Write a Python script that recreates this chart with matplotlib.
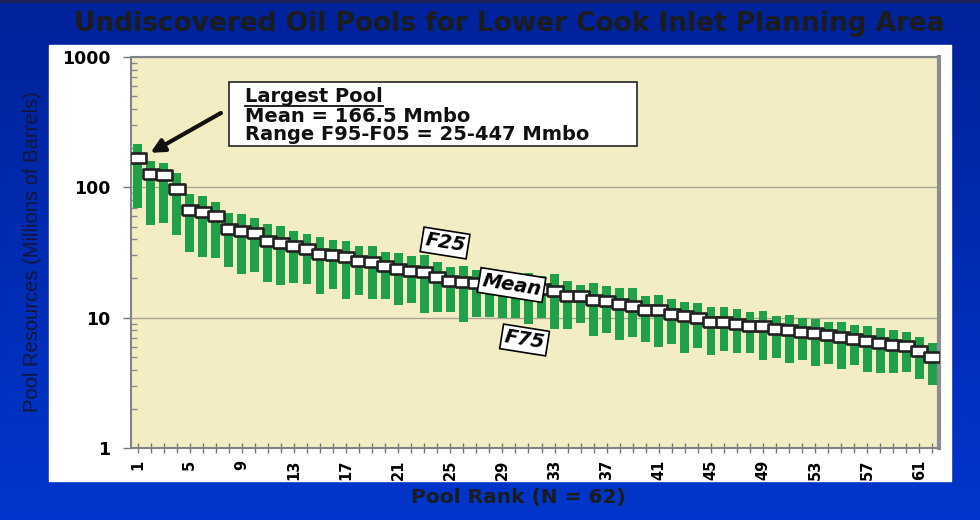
import numpy as np
import matplotlib
matplotlib.use('Agg')
import matplotlib.pyplot as plt
from matplotlib.patches import Rectangle
from matplotlib.lines import Line2D
from matplotlib.colors import LinearSegmentedColormap
from matplotlib.ticker import LogLocator, NullFormatter

# data (Mmbo)
ranks = np.arange(1, 63)
mean_vals = [166.5, 126, 124, 96.7, 66.7, 65.1, 60.0, 48.2, 46.3, 44.7,
             39.0, 37.2, 35.5, 33.7, 30.7, 30.3, 29.1, 27.2, 26.6, 24.8,
             23.6, 22.9, 22.3, 20.4, 19.2, 18.7, 18.3, 18.0, 17.7, 17.2,
             16.9, 16.5, 16.1, 14.7, 14.7, 13.7, 13.4, 12.7, 12.3, 11.5,
             11.5, 10.7, 10.3, 10.0, 9.31, 9.31, 8.95, 8.68, 8.64, 8.15,
             8.0, 7.81, 7.59, 7.33, 7.15, 6.86, 6.66, 6.43, 6.17, 6.10,
             5.58, 4.97]
f25_vals = [214, 160, 153, 128, 88.5, 85.9, 77.6, 63.3, 62.2, 58.5,
            52.1, 50.6, 46.5, 44.1, 41.4, 39.7, 38.8, 35.5, 35.5, 31.8,
            31.4, 29.9, 30.3, 26.9, 24.6, 24.9, 23.2, 22.5, 22.5, 21.9,
            21.9, 20.9, 21.6, 19.2, 17.8, 18.4, 17.5, 16.8, 16.8, 14.7,
            14.9, 13.8, 13.3, 13.0, 12.1, 12.0, 11.6, 11.1, 11.3, 10.3,
            10.5, 10.0, 9.77, 9.27, 9.31, 8.79, 8.64, 8.29, 8.04, 7.81,
            7.15, 6.43]
f75_vals = [69.2, 51.5, 53.6, 43.1, 31.8, 29.1, 28.6, 24.6, 21.5, 22.5,
            18.9, 17.8, 18.6, 18.1, 15.2, 16.5, 13.8, 14.9, 13.8, 13.9,
            12.5, 12.9, 10.8, 11.1, 11.1, 9.31, 10.2, 10.2, 9.9, 9.9,
            8.95, 9.9, 8.15, 8.15, 9.16, 7.24, 7.59, 6.74, 7.07, 6.54,
            5.93, 6.23, 5.39, 5.82, 5.17, 5.55, 5.39, 5.39, 4.74, 4.93,
            4.47, 4.74, 4.26, 4.41, 4.02, 4.34, 3.85, 3.78, 3.74, 3.85,
            3.37, 3.04]
y_ticks = [1, 10, 100, 1000]
y_ticklabels = ['1', '10', '100', '1000']
x_ticklabels = [str(r) if (r - 1) % 4 == 0 else '' for r in ranks]

title = 'Undiscovered Oil Pools for Lower Cook Inlet Planning Area'

plt.rcParams['font.family'] = 'DejaVu Sans'
W, H = 980.0, 520.0

fig = plt.figure(figsize=(9.8, 5.2), dpi=100)

# blue gradient background
bg = fig.add_axes([0, 0, 1, 1], zorder=-10)
grad = np.linspace(0, 1, 256).reshape(-1, 1)
cmap = LinearSegmentedColormap.from_list('bg', ['#00229a', '#0036cc'])
bg.imshow(grad, aspect='auto', cmap=cmap, extent=[0, 1, 0, 1], origin='upper')
bg.add_patch(Rectangle((0, 1 - 2 / H), 1, 2 / H, color='#1b2256'))
bg.add_patch(Rectangle((49 / W, 1 - 481 / H), 902 / W, 436 / H, color='white'))
bg.set_xlim(0, 1)
bg.set_ylim(0, 1)
bg.axis('off')

ax = fig.add_axes([131 / W, 72 / H, 808 / W, 391 / H])
ax.set_facecolor('#f3edc3')
ax.set_yscale('log')
ax.set_ylim(1, 1000)
ax.set_xlim(0.5, 62.5)

ax.bar(ranks, np.array(f25_vals) - np.array(f75_vals), bottom=f75_vals,
       width=0.68, color='#20a048', zorder=2)

box = [(-1, -0.62), (1, -0.62), (1, 0.62), (-1, 0.62), (-1, -0.62)]
ax.plot(ranks, mean_vals, linestyle='none', marker=box, markersize=11.5,
        mfc='white', mec='#222222', mew=1.9, zorder=3)

ax.yaxis.grid(True, which='major', color='#a8a596', lw=1)
ax.set_axisbelow(True)

ax.set_xticks(ranks, labels=x_ticklabels)
ax.tick_params(axis='x', direction='inout', length=6.5, width=1, color='#777777',
               rotation=90, pad=5, labelsize=10.5)
for lab in ax.get_xticklabels():
    lab.set_fontweight('bold')

ax.set_yticks(y_ticks, labels=y_ticklabels)
ax.yaxis.set_minor_locator(LogLocator(base=10, subs=np.arange(2, 10)))
ax.yaxis.set_minor_formatter(NullFormatter())
ax.tick_params(axis='y', which='major', direction='out', length=6, width=1,
               color='#777777', pad=9, labelsize=12.5)
ax.tick_params(axis='y', which='minor', direction='in', length=4, width=1,
               color='#888888')
for lab in ax.get_yticklabels():
    lab.set_fontweight('bold')

for side in ['left', 'top', 'bottom']:
    ax.spines[side].set_color('#808488')
    ax.spines[side].set_linewidth(1.5)
ax.spines['right'].set_color('#8a8e92')
ax.spines['right'].set_linewidth(3)

# series labels
lab_box = dict(boxstyle='square,pad=0.15', fc='white', ec='black', lw=1.2)
ax.text(24.6, 37.4, 'F25', rotation=-9, ha='center', va='center', fontsize=14,
        fontweight='bold', fontstyle='italic', bbox=lab_box, zorder=5)
ax.text(29.7, 17.8, 'Mean', rotation=-9, ha='center', va='center', fontsize=14,
        fontweight='bold', fontstyle='italic', bbox=lab_box, zorder=5)
ax.text(30.7, 6.74, 'F75', rotation=-9, ha='center', va='center', fontsize=14,
        fontweight='bold', fontstyle='italic', bbox=lab_box, zorder=5)

# arrow to largest pool
ax.annotate('', xy=(2.0, 184), xytext=(7.4, 372),
            arrowprops=dict(arrowstyle='-|>', lw=3, color='#111111',
                            mutation_scale=20, shrinkA=0, shrinkB=0), zorder=6)

# callout box
ax.add_patch(Rectangle((229 / W, 1 - 146 / H), 408 / W, 64 / H,
                       transform=fig.transFigure, fc='white', ec='#222222',
                       lw=1.2, clip_on=False, zorder=6))
t1 = fig.text(245 / W, 1 - 97 / H, 'Largest Pool', va='center', fontsize=14,
              fontweight='bold', color='#111111', zorder=7)
fig.text(245 / W, 1 - 116 / H, 'Mean = 166.5 Mmbo', va='center', fontsize=14,
         fontweight='bold', color='#111111', zorder=7)
fig.text(245 / W, 1 - 135 / H, 'Range F95-F05 = 25-447 Mmbo', va='center',
         fontsize=14, fontweight='bold', color='#111111', zorder=7)

fig.canvas.draw()
bb = t1.get_window_extent(fig.canvas.get_renderer())
fig.add_artist(Line2D([bb.x0 / W, bb.x1 / W], [(bb.y0 + 1) / H, (bb.y0 + 1) / H],
                      color='#111111', lw=1.3, zorder=8))

# titles
fig.text(0.52, 1 - 24 / H, title, ha='center', va='center', fontsize=19,
         fontweight='bold', color='#1c1c1c')
fig.text(518 / W, 1 - 497 / H, 'Pool Rank (N = 62)', ha='center', va='center',
         fontsize=14.5, fontweight='bold', color='#1c1c1c')
fig.text(33 / W, 1 - 252 / H, 'Pool Resources (Millions of Barrels)', rotation=90,
         ha='center', va='center', fontsize=14.5, color='#15153a',
         family='Liberation Sans')

plt.savefig('out.png', dpi=100)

*SET TASK*:
Please extract exactly the lines of the data, from the first through the line containing "from matplotlib.ticker import", and add no pictures to the copy.

*SOLUTION*:
Write a Python script that recreates this chart with matplotlib.
import numpy as np
import matplotlib
matplotlib.use('Agg')
import matplotlib.pyplot as plt
from matplotlib.patches import Rectangle
from matplotlib.lines import Line2D
from matplotlib.colors import LinearSegmentedColormap
from matplotlib.ticker import LogLocator, NullFormatter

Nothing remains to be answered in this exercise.